In another telling moment, Kabir Khan keeps insisting on his search for good intentions, instead of strength, in these talented but selfish players – a quality that he strongly believes is essential for their victory. But their victory just doesn’t arrive when the captain Vidya saves the final penalty goal – rather, it keeps happenings in small doses throughout their journey, marked by moments where they overcome their weaknesses and choose the path of helping each other out.
And of course, the very premise of the film comprises the redemption of a man who had been labeled as a traitor and ostracised years ago, purely on account of his religion.

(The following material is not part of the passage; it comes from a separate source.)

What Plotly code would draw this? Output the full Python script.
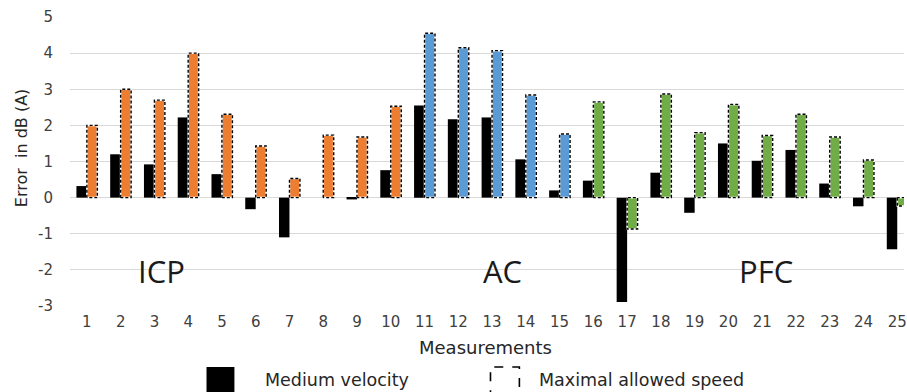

Early on in the film, Kabir Khan is seen leaving his ancestral house, defeated. As he returns 7 years later after having successfully silenced the naysayers and proven his loyalty to the nation, though we feel happy for his redemption, we feel sad that he had to go through this litmus test in the first place. A Kabir Khan wouldn’t simply be accepted by creating a good team for the world cup, his true acceptance only occurs when he helps win the cup, an expectation that is not held for the other coaches from the ‘majority’. A Kabir Khan is expected to prove his loyalty towards the nation, instead of merely declaring it.
Chak De India comes dangerously close to endorsing this view, instead of just depicting it. However, in a brilliant stroke of screenwriting, after initially establishing the agony of our wounded protagonist, the narrative never brings it up again. Kabir Khan almost hides in the backdrop, focusing on bringing the team together instead, on bringing out the best in the team. Though we never forget the injustice meted out to Kabir, and we are sure Kabir himself hasn’t forgotten it either, he rather chooses to focus on his aim with all the professionalism of the world like anyone else. His patriotism is now entirely about his job, he doesn’t need to do anything more – and this holds true for all of us.
This is where Chak De India becomes relatable. We do not need to make any grandiose gestures to prove our patriotism. We just need to do our work with sincerity and honesty – the rest follows, and that’s what makes us true patriots.